TASK TO COMPLETE
Pictures do not belong in the copy, so please give every entry below again exactly.

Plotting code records
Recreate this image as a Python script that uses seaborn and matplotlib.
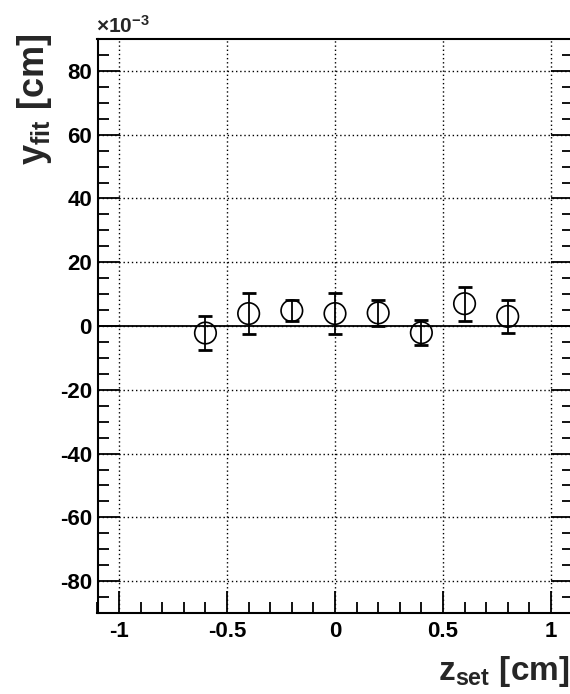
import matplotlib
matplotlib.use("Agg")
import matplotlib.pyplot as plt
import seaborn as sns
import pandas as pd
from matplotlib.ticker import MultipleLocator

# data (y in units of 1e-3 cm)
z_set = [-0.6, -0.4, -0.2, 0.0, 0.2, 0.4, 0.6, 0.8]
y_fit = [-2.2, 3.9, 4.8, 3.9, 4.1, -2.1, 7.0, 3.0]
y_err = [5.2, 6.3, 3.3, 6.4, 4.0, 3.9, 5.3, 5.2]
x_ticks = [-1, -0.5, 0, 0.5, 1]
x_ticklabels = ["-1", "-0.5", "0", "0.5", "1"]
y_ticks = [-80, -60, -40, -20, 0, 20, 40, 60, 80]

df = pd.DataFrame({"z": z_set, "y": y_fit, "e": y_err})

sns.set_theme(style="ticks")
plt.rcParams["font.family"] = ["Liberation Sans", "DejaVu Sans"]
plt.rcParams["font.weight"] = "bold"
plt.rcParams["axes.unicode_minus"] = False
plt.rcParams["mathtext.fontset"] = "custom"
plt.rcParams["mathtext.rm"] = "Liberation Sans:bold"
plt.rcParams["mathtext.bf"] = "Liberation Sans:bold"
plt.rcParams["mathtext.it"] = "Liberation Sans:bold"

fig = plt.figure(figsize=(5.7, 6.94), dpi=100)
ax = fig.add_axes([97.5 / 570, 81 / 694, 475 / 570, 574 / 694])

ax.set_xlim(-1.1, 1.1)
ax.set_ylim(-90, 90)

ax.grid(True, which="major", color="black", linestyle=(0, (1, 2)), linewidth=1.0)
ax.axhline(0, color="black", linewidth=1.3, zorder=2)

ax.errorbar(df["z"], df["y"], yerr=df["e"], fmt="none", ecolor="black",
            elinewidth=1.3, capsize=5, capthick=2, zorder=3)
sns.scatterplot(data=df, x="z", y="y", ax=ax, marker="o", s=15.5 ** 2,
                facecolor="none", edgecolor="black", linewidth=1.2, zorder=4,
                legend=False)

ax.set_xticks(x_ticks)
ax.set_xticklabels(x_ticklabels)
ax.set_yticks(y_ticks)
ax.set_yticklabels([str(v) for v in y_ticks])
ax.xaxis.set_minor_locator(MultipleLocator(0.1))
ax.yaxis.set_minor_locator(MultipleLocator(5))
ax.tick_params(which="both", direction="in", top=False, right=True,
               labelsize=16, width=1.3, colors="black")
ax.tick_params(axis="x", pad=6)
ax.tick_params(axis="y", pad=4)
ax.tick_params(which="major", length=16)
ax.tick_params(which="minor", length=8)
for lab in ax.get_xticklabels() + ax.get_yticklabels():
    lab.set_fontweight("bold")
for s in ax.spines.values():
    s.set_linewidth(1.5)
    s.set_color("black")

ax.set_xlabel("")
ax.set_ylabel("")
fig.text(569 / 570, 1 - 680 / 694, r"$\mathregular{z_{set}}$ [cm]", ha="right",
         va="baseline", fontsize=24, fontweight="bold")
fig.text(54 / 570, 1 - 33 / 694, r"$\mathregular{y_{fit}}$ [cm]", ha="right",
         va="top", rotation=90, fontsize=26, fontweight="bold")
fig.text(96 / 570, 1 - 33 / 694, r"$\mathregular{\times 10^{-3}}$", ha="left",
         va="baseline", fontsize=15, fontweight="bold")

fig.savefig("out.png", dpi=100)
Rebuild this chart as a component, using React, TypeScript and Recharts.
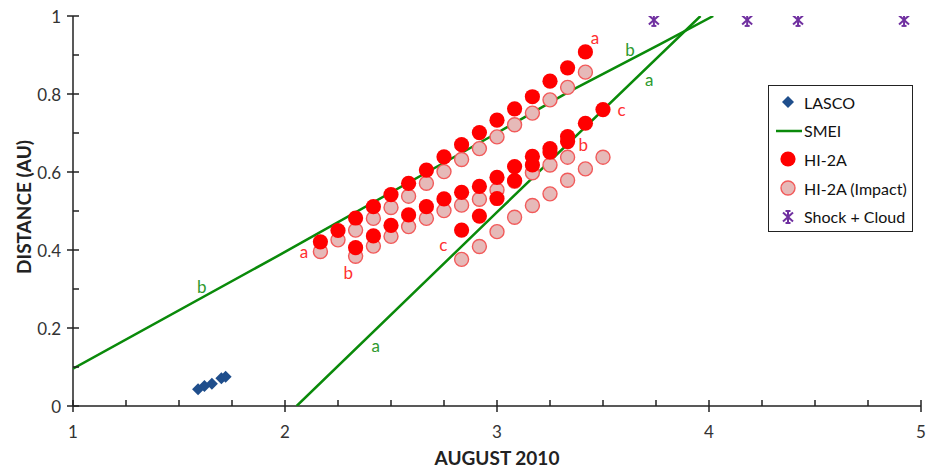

EXERCISE RESULT
Recreate this image as a Python script that uses seaborn and matplotlib.
import matplotlib
matplotlib.use("Agg")
import matplotlib.pyplot as plt
import seaborn as sns
import pandas as pd
from matplotlib.ticker import MultipleLocator

# data (y in units of 1e-3 cm)
z_set = [-0.6, -0.4, -0.2, 0.0, 0.2, 0.4, 0.6, 0.8]
y_fit = [-2.2, 3.9, 4.8, 3.9, 4.1, -2.1, 7.0, 3.0]
y_err = [5.2, 6.3, 3.3, 6.4, 4.0, 3.9, 5.3, 5.2]
x_ticks = [-1, -0.5, 0, 0.5, 1]
x_ticklabels = ["-1", "-0.5", "0", "0.5", "1"]
y_ticks = [-80, -60, -40, -20, 0, 20, 40, 60, 80]

df = pd.DataFrame({"z": z_set, "y": y_fit, "e": y_err})

sns.set_theme(style="ticks")
plt.rcParams["font.family"] = ["Liberation Sans", "DejaVu Sans"]
plt.rcParams["font.weight"] = "bold"
plt.rcParams["axes.unicode_minus"] = False
plt.rcParams["mathtext.fontset"] = "custom"
plt.rcParams["mathtext.rm"] = "Liberation Sans:bold"
plt.rcParams["mathtext.bf"] = "Liberation Sans:bold"
plt.rcParams["mathtext.it"] = "Liberation Sans:bold"

fig = plt.figure(figsize=(5.7, 6.94), dpi=100)
ax = fig.add_axes([97.5 / 570, 81 / 694, 475 / 570, 574 / 694])

ax.set_xlim(-1.1, 1.1)
ax.set_ylim(-90, 90)

ax.grid(True, which="major", color="black", linestyle=(0, (1, 2)), linewidth=1.0)
ax.axhline(0, color="black", linewidth=1.3, zorder=2)

ax.errorbar(df["z"], df["y"], yerr=df["e"], fmt="none", ecolor="black",
            elinewidth=1.3, capsize=5, capthick=2, zorder=3)
sns.scatterplot(data=df, x="z", y="y", ax=ax, marker="o", s=15.5 ** 2,
                facecolor="none", edgecolor="black", linewidth=1.2, zorder=4,
                legend=False)

ax.set_xticks(x_ticks)
ax.set_xticklabels(x_ticklabels)
ax.set_yticks(y_ticks)
ax.set_yticklabels([str(v) for v in y_ticks])
ax.xaxis.set_minor_locator(MultipleLocator(0.1))
ax.yaxis.set_minor_locator(MultipleLocator(5))
ax.tick_params(which="both", direction="in", top=False, right=True,
               labelsize=16, width=1.3, colors="black")
ax.tick_params(axis="x", pad=6)
ax.tick_params(axis="y", pad=4)
ax.tick_params(which="major", length=16)
ax.tick_params(which="minor", length=8)
for lab in ax.get_xticklabels() + ax.get_yticklabels():
    lab.set_fontweight("bold")
for s in ax.spines.values():
    s.set_linewidth(1.5)
    s.set_color("black")

ax.set_xlabel("")
ax.set_ylabel("")
fig.text(569 / 570, 1 - 680 / 694, r"$\mathregular{z_{set}}$ [cm]", ha="right",
         va="baseline", fontsize=24, fontweight="bold")
fig.text(54 / 570, 1 - 33 / 694, r"$\mathregular{y_{fit}}$ [cm]", ha="right",
         va="top", rotation=90, fontsize=26, fontweight="bold")
fig.text(96 / 570, 1 - 33 / 694, r"$\mathregular{\times 10^{-3}}$", ha="left",
         va="baseline", fontsize=15, fontweight="bold")

fig.savefig("out.png", dpi=100)
Rebuild this chart as a component, using React, TypeScript and Recharts.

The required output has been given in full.